Tofu Dessert in Ginger Syrup (Tau Hu Nuoc Duong)
Tàu hũ nước đường is a Vietnamese tofu dessert in ginger syrup. The texture of silken tofu is very similar to custard, but without the calories. I used store-bought silken tofu (see tips) and paired it with clementine ginger syrup. The early crop of clementines we harvested from our garden are not extremely sweet. They have a hint of tartness, which is just the way I like them! The zest is so fragrant I had to use it in this syrup.
I have made my own firm tofu before, which is quite easy, but I've always wanted to make silken tofu. After a few searches, I stumbled upon Wendy's beautiful Chinese food blog, where she shares her technique on how to make silken tofu, using Glucono-Delta-Lactone (GDL). I haven't tried her recipe yet, because I first have to find this ingredient. I can't wait to make my own silken tofu; I will definitely keep you posted.
Yields: 6 servings1 (10-ounce) chunk fresh ginger
2 cups clementine juice (or orange juice), freshly squeezed (without pulp)
2/3 cup granulated sugar
1 pound fresh silken tofu, store-bought
Clean the ginger root and remove any dirt. Cut about 2 ounces of the chunk into 1/16"-thick slices, using a mandoline. Gather the rest of the ginger and grate it. Set aside.
Peel the remaining ginger with a paring knife (or the edge of a spoon). Grate the ginger with a fine mesh Microplane.
Using a sharp Chef's knife, peel 2 clementines and gather all the zest. Blanch (dip for a minute in boiling water then transfer to an ice bath). Repeat twice. This helps to lower the bitterness of the fruit. Drain and pat dry the clementine zest with a paper towel. Thinly slice (julienne) the zest.

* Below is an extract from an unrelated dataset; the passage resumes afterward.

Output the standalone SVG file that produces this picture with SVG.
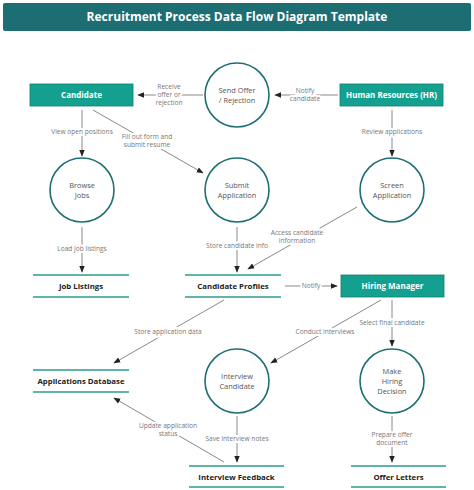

Place the zest in a saucepan. Add granulated sugar, sliced and grated ginger and clementine juice. Prior to placing the saucepan on the stove, I usually slightly dissolve the sugar by creating a swirl in the center of the saucepan with my finger. Bring to a boil, then cover and cook at a bare simmer, stirring occasionally, for about 5 minutes (Note: the longer you cook the syrup, the more intense the ginger flavor gets). Remove from the stove and allow the ginger to infuse the syrup for about 15 minutes.
Reserve a few candied ginger slices for garnish later, then strain the syrup through a fine mesh sieve into a bowl to remove the grated ginger and candied zest solids (you could use the candied zest in salads; it's delicious). The color of the syrup should be light amber.
Place about 2 tablespoons of ginger syrup into an individual serving bowl. Add 2-3 spoonfuls of tofu. Pour more ginger syrup over the tofu. Garnish with a few candied ginger slices.
Once the ginger syrup is drizzled over the tofu, serve immediately.
Serve warm or chilled (I prefer it warm ).
I use Thanh Son silken tofu; their texture is flawless. If you live in the Bay Area, you have to try it. The main store is on 2857 Senter Road, San Jose. It's a very little shop but everything is very good. The tofu is made fresh daily on site.
Count about 12-13 clementines (or 3-4 oranges) to obtain 2 cups of juice.
You can store the ginger syrup and silken tofu separately for up to 2 days (3 days at the most) in the refrigerator.
You can find inexpensive, very sharp, plastic mandolines at Korean stores (compared to the ones you find online). If you don't own one, you could also use a sharp Chef's knife.January 7, 2011.